In the end the court decides in her favor. I was very interested to see what she would decide to do, now that she can choose what to do. Having understood her, I presume she would have chosen to donate her kidney anyways but we will never know. I don’t think this could have been written any other way. After the conflict throughout the book, I feel like it would take another book to describe Anna’s trials and tribulations, so in a sense in dying she was spared that decision.

One particular aspect of the book that I found fascinating was the family dynamics. The Fitzgeralds seem to have been such a wholesome family before Kate’s illness. We find ourselves thinking what we would have felt have we been in their shoes. The family seems very split about the decision about Anna’s donation and I was afraid the author would leave us with a broken family, yet with Kate’s help they manage to put themselves back together, even Jesse finds himself as a part of the family yet again.

For me personally this book was hard to read (yet so gripping, I found it hard to put it down), because I felt so bad for Sara (the mother). It must be SO hard to know one of your children is so sick that she has a very low survival rate. I think I would have done anything I could for her. But on the other hand, I found myself wondering how she could ask of her other child to give so much! What a horrible position to be in.

I found the ending interesting, because in a sense Anna has served her role in saving her sister, and it is as if she was never there, but I feel like she has left a huge mark on her family. I don’t know how else to say this other than to say Anna didn’t belong, and was not really noticed until she was gone.

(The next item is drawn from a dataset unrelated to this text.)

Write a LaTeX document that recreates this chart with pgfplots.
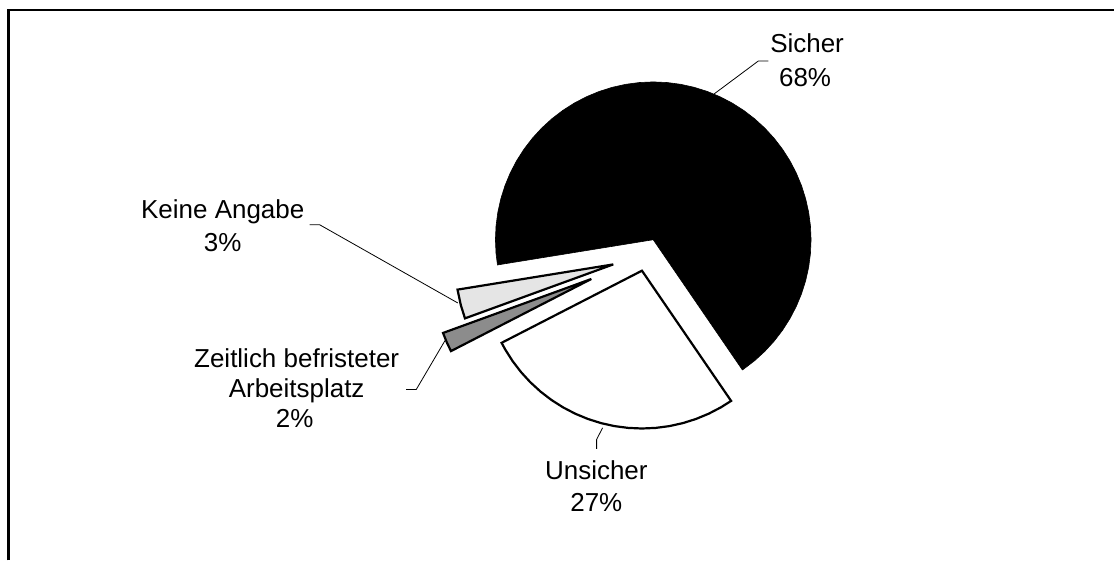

I am sorry, I am very rusty in my book-reviewing skills – haven’t done this really since high school. I do look forward to reading more books by Picoult.

Monday, June 22, 2009


Welcome to my reading blog! I am going to keep this blog as my journey through world literature progresses with my reflections of each book I read. I have read so many books already, and I regret not having written down anything, because I wish I remembered what I read about! So from now on, every book gets an entry!